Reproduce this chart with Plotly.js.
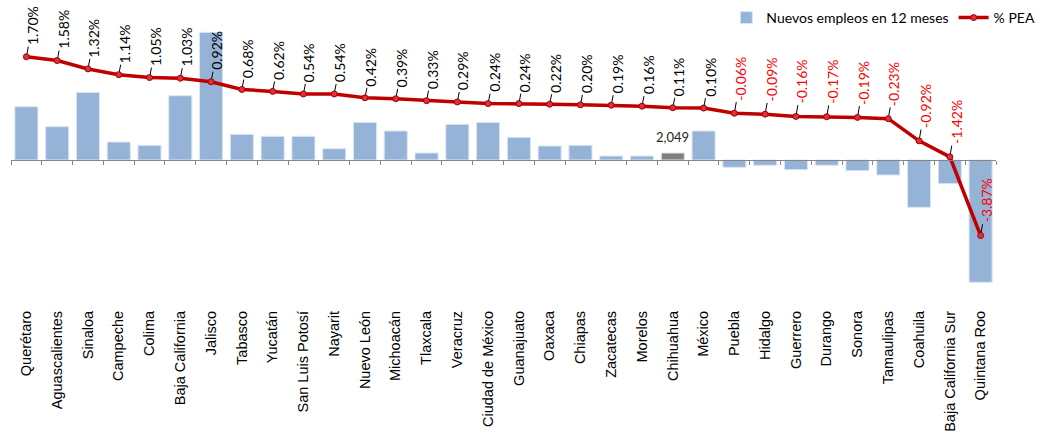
<!DOCTYPE html>
<html>
<head>
<meta charset="utf-8">
<script src="https://cdn.plot.ly/plotly-3.0.1.min.js"></script>
<style>html,body{margin:0;padding:0;background:#fff;}#chart{width:1052px;height:437px;}</style>
</head>
<body>
<div id="chart"></div>
<script>
const categories = ["Querétaro","Aguascalientes","Sinaloa","Campeche","Colima","Baja California","Jalisco","Tabasco","Yucatán","San Luis Potosí","Nayarit","Nuevo León","Michoacán","Tlaxcala","Veracruz","Ciudad de México","Guanajuato","Oaxaca","Chiapas","Zacatecas","Morelos","Chihuahua","México","Puebla","Hidalgo","Guerrero","Durango","Sonora","Tamaulipas","Coahuila","Baja California Sur","Quintana Roo"];
const empleos = [15600,9760,19800,5270,4300,18840,37400,7530,6940,6940,3310,11040,8500,2050,10460,11040,6650,4100,4300,1170,1170,2049,8500,-2140,-1550,-2840,-1550,-3130,-4400,-13860,-6940,-35830];
const pea = [1.70,1.58,1.32,1.14,1.05,1.03,0.92,0.68,0.62,0.54,0.54,0.42,0.39,0.33,0.29,0.24,0.24,0.22,0.20,0.19,0.16,0.11,0.10,-0.06,-0.09,-0.16,-0.17,-0.19,-0.23,-0.92,-1.42,-3.87];
const highlight = "Chihuahua";
const highlightLabel = "2,049";

const barColors = categories.map(c => c === highlight ? '#808080' : '#95B3D7');

const bars = {
  type: 'bar', name: 'Nuevos empleos en 12 meses',
  x: categories, y: empleos, xaxis: 'x', yaxis: 'y',
  marker: {color: barColors, line: {color: '#DCE6F1', width: 1}},
  hoverinfo: 'skip'
};
const line = {
  type: 'scatter', mode: 'lines+markers', name: '% PEA',
  x: categories, y: pea, xaxis: 'x2', yaxis: 'y2',
  line: {color: '#C00000', width: 3.5},
  marker: {size: 6, color: '#E0303A', line: {color: '#A00000', width: 1}},
  hoverinfo: 'skip'
};

const annotations = categories.map((c, i) => {
  const txt = pea[i].toFixed(2) + '%';
  return {
    x: c, y: pea[i], xref: 'x2', yref: 'y2',
    text: txt, textangle: -90,
    showarrow: true, arrowhead: 0, arrowwidth: 1, arrowcolor: '#000',
    standoff: 3, ax: 6, ay: -(12 + txt.length * 3.8),
    font: {family: 'Lato, sans-serif', size: 14, color: pea[i] < 0 ? '#FF0000' : '#000000'}
  };
});
annotations.push({
  x: highlight, y: empleos[categories.indexOf(highlight)], xref: 'x', yref: 'y',
  text: highlightLabel, showarrow: false, yanchor: 'bottom', yshift: 6,
  font: {family: 'Lato, sans-serif', size: 13, color: '#262626'}
});

const layout = {
  width: 1052, height: 437,
  margin: {l: 11, r: 56, t: 20, b: 130, autoexpand: false},
  paper_bgcolor: '#fff', plot_bgcolor: '#fff',
  bargap: 0.25, showlegend: true,
  legend: {orientation: 'h', x: 1.045, xanchor: 'right', y: 1.007, yanchor: 'middle',
           font: {family: 'Lato, sans-serif', size: 14, color: '#000'}, bgcolor: 'rgba(0,0,0,0)'},
  xaxis: {type: 'category', categoryarray: categories, range: [-0.5, categories.length - 0.5],
          anchor: 'free', position: 0.5122, showline: true, linecolor: '#868686', linewidth: 1,
          ticks: 'outside', ticklen: 4, tickcolor: '#868686', tickson: 'boundaries',
          showticklabels: false, showgrid: false, zeroline: false, fixedrange: true},
  xaxis2: {type: 'category', categoryarray: categories, range: [-0.5, categories.length - 0.5],
           overlaying: 'x', anchor: 'free', position: 0, side: 'bottom',
           showline: false, ticks: '', showgrid: false, zeroline: false, tickangle: -90,
           tickfont: {family: '"Liberation Sans", Arial, sans-serif', size: 14.5, color: '#000'}, fixedrange: true},
  yaxis: {range: [-43071, 41020], visible: false, fixedrange: true},
  yaxis2: {range: [-6.097, 2.844], overlaying: 'y', side: 'right', visible: false, fixedrange: true},
  annotations: annotations
};

Plotly.newPlot('chart', [bars, line], layout, {displayModeBar: false, staticPlot: true});
</script>
</body>
</html>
▬▬▬▬▬▬
> _SHORT PROBLEM_: Of all the lines in the data above, state how many include "chart". Say only the number.

> _ANSWER TO THIS PROBLEM_: 4